他の人にはない強みをどう磨くか、常に意識することが大事
羽生編集長(以下、羽生) 先ほど、20代は迷いが多い時期だったとおっしゃっていましたが、どんな葛藤があったんでしょうか?
行正り香さん(以下、敬称略) 働き始めて数年で確信したのが、世の中には逆立ちしても勝てない才能のある方がごまんといるということ。電通には左右を見渡すだけでも、天才肌のクリエイターがごろごろといました。
時には無力感も覚えながら「私に何ができるんだろう?」と考えていましたが、私に与えられたのは、海外向けの映像制作という仕事。華やかな広告賞をいただけるようなメインストリートの仕事ではなく、いわば“隙間産業”的な仕事です。
予算もつかず地味である半面、一人で海外に行って、現地の制作会社と映像広告をゼロから作るので、力はつくことは実感していました。
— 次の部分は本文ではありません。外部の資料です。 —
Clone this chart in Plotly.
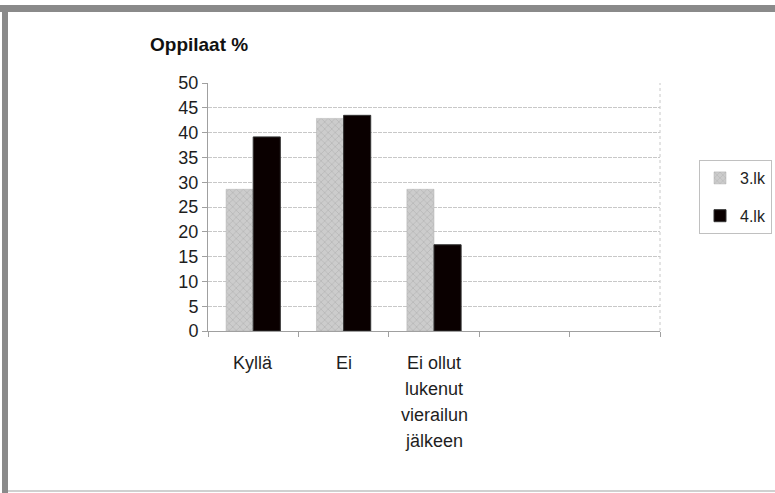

何より英語を活かしながら映像を作るのは楽しかったし、好きだった。だったら私はこの道でやっていこう、と肝が据わったのは26歳(=人生時計:午前8時半過ぎ)の頃です。
羽生 専門性を磨くという決断をされたのですね。
行正 キャリアプラニングにおいては重要な視点だと思います。組織の中では常にポジションニング競争が起こっていて、経営者の視点に立てば、「これしかできない」ともいえる強みのある人材は残しておきたい。「何でもできる」だけだと便利に使われるだけなんです。だから、他の人にはない強みをどう磨くか、常に意識することが大事だと思います。
特に女性の場合は、結婚や出産で人生の振れ幅が大きいし、「辞める」という選択が許される性。「2~3年、休んでもいいかも」と棚の上のお餅に手を伸ばせば、簡単に食べられる性ですよね。
覚悟が固まるまでは揺れるもので、私も30歳手前で何もかも一人で任されるようになったとき、上司に「つらいから外してほしい」と泣き言を言いました。そのとき、「戦闘機に乗っているんだから、降りちゃダメだ」と叱咤されて、ふっと気持ちが定まったんです。そうか、仕事だから私がやり切らなければいけないんだって。あのときの上司には感謝しています。
羽生 今日お会いするまで、行正り香さんという女性はほんわりと柔らかい雰囲気をお持ちの方というイメージを持っていましたが、実はタフなご経験が豊富で、心持ちもかなり筋肉質。内面はマッチョな女性なんですね!
行正 ハイ、そうなんです(笑)。